The Lingering Wound of Institutional Racism in America
Volume 6 | Issue 2 - Genocide, Persecution and Liberation
Written by Liam Costello. Edited by Eleanor Winn.
In 1965, Malcolm X described institutional racism by saying, “If you stick a knife in my back nine inches and pull it out six inches, there’s no progress. If you pull it all the way out that’s not progress. Progress is healing the wound that the blow made”. It can be said with some confidence that in America after the civil rights movement the knife of racism was removed. But the wound is still healing; for many, four hundred years of persecution still has a profound effect on their lives.
In Malcolm X’s analogy, the knife can be interpreted as institutional racism. Prior to the Civil Rights Acts of 1964 and 1968 there was a legal system that discriminated against many non-white groups, limiting the opportunities available to all minorities. Today, legally speaking, the same opportunities do exist; the greatest testament to this being the fact that Barack Obama is the current president of the United States. The fact that there are now many affluent black individuals is further evidence that the same opportunities are readily available to the black American. There is a problem with this though: while legally black Americans have the same rights, statistics show clearly that they are not equal to white Americans in reality. The 2010 census showed that 28.4% of all black Americans live in poverty, compared to only 9.9% of white Americans ; it’s a stark difference. Also, there are 4607 black people per capita out of 100,000 who are incarcerated, compared to only 769 white people per capita. These statistics, as well as many more, highlight the difference that exists between the two ethnicities. So what caused these differences?

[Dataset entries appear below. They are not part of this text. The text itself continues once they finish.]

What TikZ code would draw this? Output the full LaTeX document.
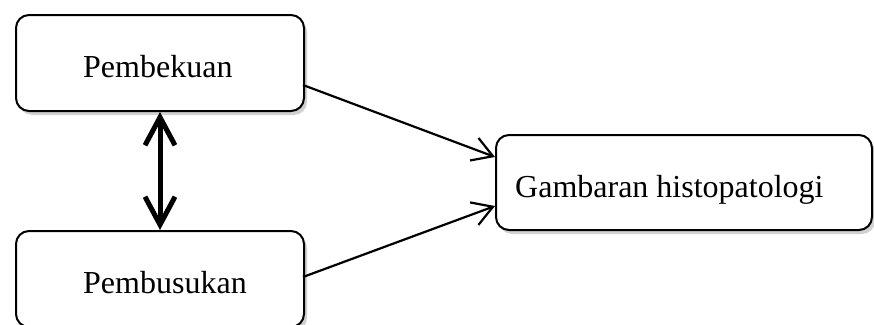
\documentclass[tikz,border=0pt]{standalone}
\usepackage{fontspec}
\setmainfont{Liberation Serif}
\usetikzlibrary{arrows.meta,shadows}
\begin{document}
\begin{tikzpicture}[x=1pt,y=-1pt,
  box/.style={draw=black,line width=2pt,rounded corners=13pt,fill=white,
    drop shadow={shadow xshift=3pt,shadow yshift=-4pt,opacity=0.3,fill=black!60}},
  lbl/.style={font=\fontsize{32}{38}\selectfont,inner sep=0pt,anchor=base west},
  thin/.style={line width=2.2pt,-{Straight Barb[length=20pt,width=24pt,line width=2.2pt]}},
  thick/.style={line width=5pt,{Straight Barb[length=28pt,width=30pt,line width=5pt]}-{Straight Barb[length=28pt,width=30pt,line width=5pt]}}]
\useasboundingbox (0,0) rectangle (874,324);
\node[box,minimum width=288pt,minimum height=96pt,anchor=north west] (b1) at (15,14) {};
\node[box,minimum width=288pt,minimum height=96pt,anchor=north west] (b2) at (15,230) {};
\node[box,minimum width=376pt,minimum height=95pt,anchor=north west] (b3) at (495,134) {};
\node[lbl] (t1) at (83,77) {Pembekuan};
\node[lbl] (t2) at (83,293) {Pembusukan};
\node[lbl] (t3) at (515,197) {Gambaran histopatologi};
\coordinate (s1) at (303,85);
\coordinate (s2) at (303,277);
\coordinate (e1) at (495,157);
\coordinate (e2) at (495,206);
\draw[thin] (s1) -- (e1);
\draw[thin] (s2) -- (e2);
\draw[thick] (b1.south) -- (b2.north);
\end{tikzpicture}
\end{document}
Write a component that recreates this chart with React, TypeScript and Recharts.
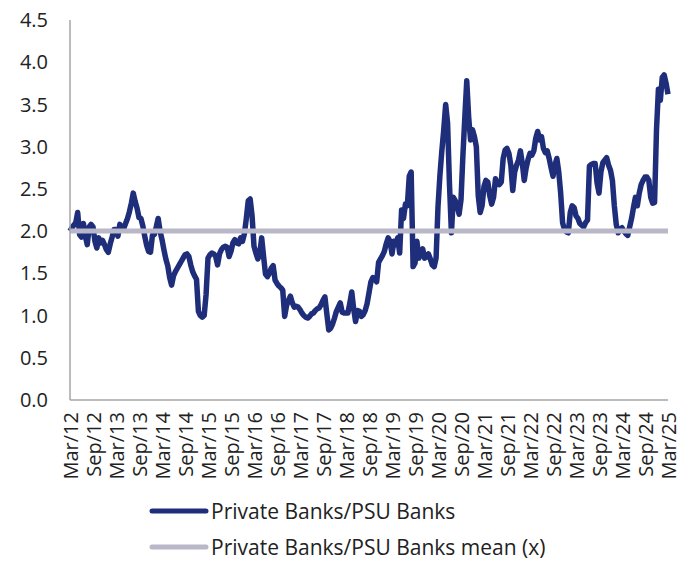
import { LineChart, Line, XAxis, YAxis } from "recharts";

// half-month steps, Mar/12 .. Mar/25
const xTickLabels = [
  "Mar/12", "Sep/12", "Mar/13", "Sep/13", "Mar/14", "Sep/14", "Mar/15", "Sep/15", "Mar/16",
  "Sep/16", "Mar/17", "Sep/17", "Mar/18", "Sep/18", "Mar/19", "Sep/19", "Mar/20", "Sep/20",
  "Mar/21", "Sep/21", "Mar/22", "Sep/22", "Mar/23", "Sep/23", "Mar/24", "Sep/24", "Mar/25",
];

const yTicks = [0, 0.5, 1, 1.5, 2, 2.5, 3, 3.5, 4, 4.5];

const seriesNames = ["Private Banks/PSU Banks", "Private Banks/PSU Banks mean (x)"];

const ratio = [
  2.0, 2.04, 2.07, 2.1, 2.22, 1.96, 1.93, 2.09, 1.94, 1.84, 2.05, 2.08,
  2.05, 1.88, 1.8, 1.92, 1.86, 1.89, 1.84, 1.78, 1.75, 1.85, 1.93, 2.02,
  2.02, 1.94, 2.08, 2.03, 2.03, 2.09, 2.15, 2.23, 2.33, 2.45, 2.35, 2.27,
  2.16, 2.15, 2.06, 1.94, 1.83, 1.76, 1.75, 1.95, 1.96, 2.05, 2.15, 2.0,
  1.9, 1.78, 1.67, 1.59, 1.45, 1.36, 1.47, 1.52, 1.56, 1.6, 1.64, 1.68,
  1.72, 1.73, 1.7, 1.6, 1.52, 1.47, 1.43, 1.05, 1.0, 0.98, 1.0, 1.25,
  1.68, 1.72, 1.74, 1.73, 1.7, 1.6, 1.73, 1.78, 1.81, 1.82, 1.81, 1.7,
  1.76, 1.86, 1.9, 1.86, 1.85, 1.92, 1.88, 1.97, 2.15, 2.36, 2.38, 2.18,
  1.82, 1.74, 1.67, 1.73, 1.92, 1.7, 1.49, 1.46, 1.5, 1.56, 1.59, 1.42,
  1.38, 1.35, 1.33, 1.3, 0.99, 1.12, 1.18, 1.23, 1.15, 1.1, 1.11, 1.1,
  1.07, 1.03, 1.0, 0.98, 0.97, 0.99, 1.02, 1.03, 1.06, 1.08, 1.09, 1.13,
  1.18, 1.22, 1.02, 0.83, 0.85, 0.9, 0.97, 1.05, 1.1, 1.15, 1.04, 1.03,
  1.03, 1.03, 1.15, 1.28, 1.08, 0.93, 1.06, 1.05, 0.99, 1.01, 1.06, 1.14,
  1.27, 1.4, 1.45, 1.43, 1.4, 1.63, 1.67, 1.71, 1.76, 1.85, 1.92, 1.88,
  1.73, 1.88, 1.84, 1.92, 1.74, 2.25, 2.15, 2.32, 2.3, 2.65, 2.7, 1.58,
  1.62, 1.88, 1.68, 1.76, 1.79, 1.68, 1.7, 1.73, 1.67, 1.6, 1.58, 1.68,
  2.29, 2.66, 2.95, 3.2, 3.5, 3.28, 2.55, 1.98, 2.4, 2.36, 2.3, 2.2,
  2.37, 2.9, 3.35, 3.78, 3.35, 3.08, 3.2, 3.12, 3.0, 2.42, 2.22, 2.3,
  2.53, 2.6, 2.58, 2.42, 2.32, 2.4, 2.62, 2.56, 2.55, 2.58, 2.86, 2.96,
  2.98, 2.92, 2.78, 2.48, 2.7, 2.78, 2.84, 2.95, 2.8, 2.6, 2.75, 2.85,
  2.92, 2.9, 2.95, 3.1, 3.18, 3.08, 3.12, 2.98, 2.93, 2.95, 2.86, 2.75,
  2.65, 2.78, 2.86, 2.7, 2.45, 2.1, 2.02, 1.99, 1.98, 2.22, 2.3, 2.28,
  2.18, 2.15, 2.09, 2.07, 2.05, 2.1, 2.13, 2.77, 2.79, 2.8, 2.8, 2.57,
  2.45, 2.7, 2.81, 2.84, 2.87, 2.78, 2.72, 2.6, 2.3, 2.08, 1.98, 2.02,
  2.04, 2.0, 1.97, 1.95, 2.05, 2.15, 2.28, 2.4, 2.3, 2.45, 2.55, 2.6,
  2.64, 2.64, 2.6, 2.4, 2.33, 2.34, 3.2, 3.68, 3.55, 3.82, 3.85, 3.75,
  3.62,
];

const meanLevel = 2.0;

const data = ratio.map((v, i) => ({ i, ratio: v, mean: meanLevel }));
const xTicks = xTickLabels.map((_, k) => k * 12);

const BLUE = "#1f2e7a";
const GREY = "#b9b8c9";
const FONT = "'Open Sans', sans-serif";

const XTick = ({ x, y, payload }: any) => (
  <text
    x={x}
    y={y}
    transform={`rotate(-90, ${x}, ${y})`}
    textAnchor="end"
    dominantBaseline="central"
    fontSize={20}
    fill="#222"
    fontFamily={FONT}
  >
    {xTickLabels[Math.round(payload.value / 12)]}
  </text>
);

// legend drawn under the x axis, inside the svg
const LegendLabel = ({ viewBox }: any) => {
  const left = viewBox.x + 82;
  const top = viewBox.y + 111;
  return (
    <g>
      {seriesNames.map((name, k) => (
        <g key={name}>
          <line
            x1={left}
            y1={top + k * 36}
            x2={left + 54}
            y2={top + k * 36}
            stroke={k === 0 ? BLUE : GREY}
            strokeWidth={5}
            strokeLinecap="round"
          />
          <text
            x={left + 59}
            y={top + k * 36}
            dominantBaseline="central"
            fontSize={21}
            fill="#222"
            fontFamily={FONT}
          >
            {name}
          </text>
        </g>
      ))}
    </g>
  );
};

export default function App() {
  // pull the chart up over the body margin so the second legend row fits
  return (
    <div style={{ marginTop: -8 }}>
      <LineChart width={673} height={561} data={data} margin={{ top: 20, right: 13, left: 0, bottom: 61 }}>
        <XAxis
          dataKey="i"
          type="number"
          domain={[0, 312]}
          ticks={xTicks}
          interval={0}
          tick={<XTick />}
          tickLine={false}
          tickSize={0}
          tickMargin={12}
          height={100}
          stroke="#a6a6a6"
          strokeWidth={1.5}
          label={<LegendLabel />}
        />
        <YAxis
          domain={[0, 4.5]}
          ticks={yTicks}
          interval={0}
          tickFormatter={(v: number) => v.toFixed(1)}
          tickLine={false}
          tickSize={0}
          tickMargin={22}
          width={62}
          stroke="#a6a6a6"
          strokeWidth={1.5}
          tick={{ fontSize: 20, fill: "#222", fontFamily: FONT }}
        />
        <Line
          dataKey="ratio"
          name={seriesNames[0]}
          stroke={BLUE}
          strokeWidth={5.5}
          strokeLinejoin="round"
          dot={false}
          isAnimationActive={false}
        />
        <Line
          dataKey="mean"
          name={seriesNames[1]}
          stroke={GREY}
          strokeWidth={5}
          dot={false}
          isAnimationActive={false}
        />
      </LineChart>
    </div>
  );
}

Well, there are many reasons, the most important of which being the decades of discrimination in housing and employment. The fact of the matter is that for decades after emancipation white people did not want to integrate with black people and this often helped to create predominantly black neighbourhoods. These often became ghettos or slums, formed as white businesses fled, leaving millions of black people unemployed. Those who did try to find work had great difficulty because people wouldn’t hire them. The only jobs many black people could find were in industrial labour; involving long working days that paid a minuscule amount. The problem only worsened during the great depression, and the government’s attempts at housing reforms were almost entirely unsuccessful. The housing act of 1934 reinforced racially homogenous neighbourhoods in two ways; first through redlining, where areas that were made up of middle and lower class white people received heavy investment whereas poor black neighbourhoods did not receive the same investment. Secondly, slums were cleared and replaced by expensive housing which the original occupants could not afford, so they moved to new housing projects which were being built around existing ghettos. The depression thus saw a growth in the size of ghettos and poor black housing projects and it saw poverty increase in these areas because of a lack of government funding.
If black people wanted to leave the ghetto to move to better neighbourhoods where there was more work available, they could not. Most were restricted by the fact that they could not afford to live outside of the ghetto and the rest were simply not welcome. While housing discrimination was illegal, it still happened and was not prevented by the federal government. Black people had more trouble receiving mortgages or loans, they would often be driven out of white neighbourhoods by vicious racists, and many would struggle to find a landlord who would sell to them. The situation became worse by the fact that white people left the inner city, where most of the ghettos were. The 50s saw huge amounts of ‘white flight’, where white people fled to the suburbs, leaving black people behind to live in their own poor areas. Some black people did manage to escape, some even managed to find their fortune and live the American dream, but most were trapped in a system of poverty and many remain trapped today.
The government has made attempts to deal with this situation and whilst there have been some successes the problem has not been fully resolved. The 1964 and 1968 Civil rights acts helped many people as they prevented discrimination in both housing and work and ended legal discrimination. For many the legal restrictions were lifted and they could escape the inner city ghettos and move to more affluent neighbourhoods, but for a large number of black people, years of living in concentrated poverty meant that economic limitations had not been removed. Many continue to live in predominantly poor black neighbourhoods where poverty is rampant. The American government has continued to build public housing projects, which provide homes for some of the worst affected people, but the projects continue to be the least favourable place to live. The conditions are poor, education has been shown to be worse, crime is high because many cannot find work and so turn to crime to live, and government investment in these areas is low.
Things have improved. Since the 1960s racism and persecution have declined on a huge scale, and many black people in America now lead good lives. But so many millions of black Americans live in a system of poverty; they are unemployed, cannot receive decent education and are trapped in the inner city ghettos and projects. They were born into a system that was created by decades of institutional racism, years where the government, in the words of Stokely Carmichael, failed “to provide an appropriate and professional service to people because of their colour, culture or ethnic origin”. Many will be trapped in this system for their whole lives. Racism and persecution have declined, but the actions of the government and of the white majority in the past still claim victims in the present.